_Objective_
Leave out the pictures and set down exactly the lines from the start of the listing through the one with "fig = go.Figure()", both included.

_Raw data_

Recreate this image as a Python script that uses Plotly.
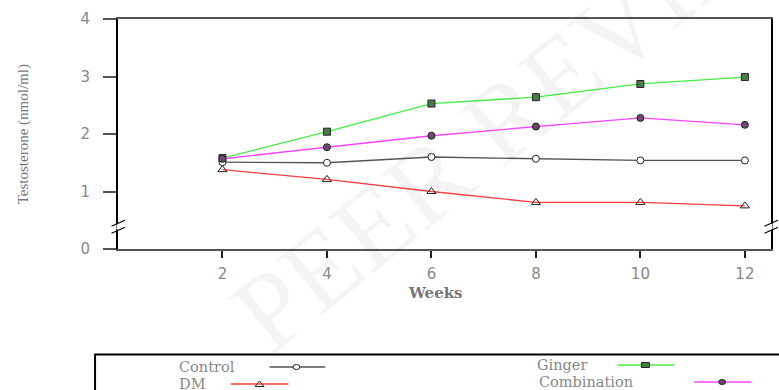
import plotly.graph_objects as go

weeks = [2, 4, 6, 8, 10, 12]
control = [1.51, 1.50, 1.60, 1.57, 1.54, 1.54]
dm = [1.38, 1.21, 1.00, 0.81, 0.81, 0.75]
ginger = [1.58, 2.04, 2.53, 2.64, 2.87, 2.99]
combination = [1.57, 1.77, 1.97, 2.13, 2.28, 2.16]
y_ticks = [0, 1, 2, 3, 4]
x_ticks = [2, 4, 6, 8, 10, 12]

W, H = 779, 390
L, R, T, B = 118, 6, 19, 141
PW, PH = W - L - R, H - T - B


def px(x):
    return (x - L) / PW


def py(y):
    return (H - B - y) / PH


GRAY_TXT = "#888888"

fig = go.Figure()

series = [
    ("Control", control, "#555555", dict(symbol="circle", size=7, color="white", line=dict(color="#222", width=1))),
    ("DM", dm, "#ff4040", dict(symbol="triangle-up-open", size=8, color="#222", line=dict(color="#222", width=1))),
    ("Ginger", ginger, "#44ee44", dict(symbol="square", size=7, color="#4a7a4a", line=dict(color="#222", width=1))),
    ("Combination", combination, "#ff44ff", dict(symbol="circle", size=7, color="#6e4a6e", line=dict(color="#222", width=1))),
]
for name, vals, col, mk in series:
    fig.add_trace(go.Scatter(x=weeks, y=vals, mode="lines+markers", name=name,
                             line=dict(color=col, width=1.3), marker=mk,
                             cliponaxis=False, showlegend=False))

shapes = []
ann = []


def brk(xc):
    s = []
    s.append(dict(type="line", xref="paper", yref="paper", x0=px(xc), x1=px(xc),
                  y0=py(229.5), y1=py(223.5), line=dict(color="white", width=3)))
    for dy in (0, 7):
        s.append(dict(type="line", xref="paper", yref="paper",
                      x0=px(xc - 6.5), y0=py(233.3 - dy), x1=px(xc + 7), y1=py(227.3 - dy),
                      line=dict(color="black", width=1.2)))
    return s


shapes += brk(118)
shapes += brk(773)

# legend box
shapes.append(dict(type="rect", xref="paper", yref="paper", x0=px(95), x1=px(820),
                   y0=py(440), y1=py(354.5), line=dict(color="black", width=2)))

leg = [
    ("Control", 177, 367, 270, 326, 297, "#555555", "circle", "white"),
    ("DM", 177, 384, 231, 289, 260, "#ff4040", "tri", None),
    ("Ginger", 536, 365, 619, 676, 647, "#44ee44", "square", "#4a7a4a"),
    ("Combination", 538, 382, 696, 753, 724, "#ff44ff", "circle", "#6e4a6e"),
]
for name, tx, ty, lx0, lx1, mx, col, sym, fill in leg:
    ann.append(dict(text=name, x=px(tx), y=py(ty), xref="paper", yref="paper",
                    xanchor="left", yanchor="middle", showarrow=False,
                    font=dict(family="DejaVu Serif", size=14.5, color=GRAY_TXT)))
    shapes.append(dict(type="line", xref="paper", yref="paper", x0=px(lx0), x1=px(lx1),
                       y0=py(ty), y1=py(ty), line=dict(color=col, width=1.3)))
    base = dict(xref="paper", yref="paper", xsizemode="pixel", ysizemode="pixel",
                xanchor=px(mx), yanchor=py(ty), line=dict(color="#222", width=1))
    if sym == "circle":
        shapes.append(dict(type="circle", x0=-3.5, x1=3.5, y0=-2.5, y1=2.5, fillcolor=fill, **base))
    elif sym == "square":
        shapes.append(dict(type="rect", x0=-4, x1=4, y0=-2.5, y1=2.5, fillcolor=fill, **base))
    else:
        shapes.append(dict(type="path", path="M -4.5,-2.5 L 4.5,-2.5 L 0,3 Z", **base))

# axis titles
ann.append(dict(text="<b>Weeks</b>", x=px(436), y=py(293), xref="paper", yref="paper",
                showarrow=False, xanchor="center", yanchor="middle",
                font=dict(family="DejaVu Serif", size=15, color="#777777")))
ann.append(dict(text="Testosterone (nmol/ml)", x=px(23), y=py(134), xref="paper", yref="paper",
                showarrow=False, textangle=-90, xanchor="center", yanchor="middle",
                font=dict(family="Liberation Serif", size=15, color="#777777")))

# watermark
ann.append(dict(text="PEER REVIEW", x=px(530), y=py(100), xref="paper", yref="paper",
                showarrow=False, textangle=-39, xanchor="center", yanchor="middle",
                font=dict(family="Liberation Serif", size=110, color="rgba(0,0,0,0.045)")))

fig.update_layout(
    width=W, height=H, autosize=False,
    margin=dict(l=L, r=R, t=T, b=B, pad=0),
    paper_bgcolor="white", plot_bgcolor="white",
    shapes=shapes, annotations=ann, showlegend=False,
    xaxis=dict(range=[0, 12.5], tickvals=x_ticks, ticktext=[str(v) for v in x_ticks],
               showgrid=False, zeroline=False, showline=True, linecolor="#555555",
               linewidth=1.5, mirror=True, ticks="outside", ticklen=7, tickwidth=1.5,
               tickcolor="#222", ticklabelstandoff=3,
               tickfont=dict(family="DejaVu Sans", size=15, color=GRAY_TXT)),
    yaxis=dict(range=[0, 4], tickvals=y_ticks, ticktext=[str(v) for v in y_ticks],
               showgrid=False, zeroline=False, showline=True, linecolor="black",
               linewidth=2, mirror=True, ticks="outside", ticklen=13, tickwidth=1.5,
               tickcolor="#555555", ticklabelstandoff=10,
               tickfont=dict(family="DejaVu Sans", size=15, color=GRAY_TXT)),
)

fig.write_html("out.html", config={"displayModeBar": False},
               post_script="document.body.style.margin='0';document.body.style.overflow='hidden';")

_Answer for this exercise_
Recreate this image as a Python script that uses Plotly.
import plotly.graph_objects as go

weeks = [2, 4, 6, 8, 10, 12]
control = [1.51, 1.50, 1.60, 1.57, 1.54, 1.54]
dm = [1.38, 1.21, 1.00, 0.81, 0.81, 0.75]
ginger = [1.58, 2.04, 2.53, 2.64, 2.87, 2.99]
combination = [1.57, 1.77, 1.97, 2.13, 2.28, 2.16]
y_ticks = [0, 1, 2, 3, 4]
x_ticks = [2, 4, 6, 8, 10, 12]

W, H = 779, 390
L, R, T, B = 118, 6, 19, 141
PW, PH = W - L - R, H - T - B


def px(x):
    return (x - L) / PW


def py(y):
    return (H - B - y) / PH


GRAY_TXT = "#888888"

fig = go.Figure()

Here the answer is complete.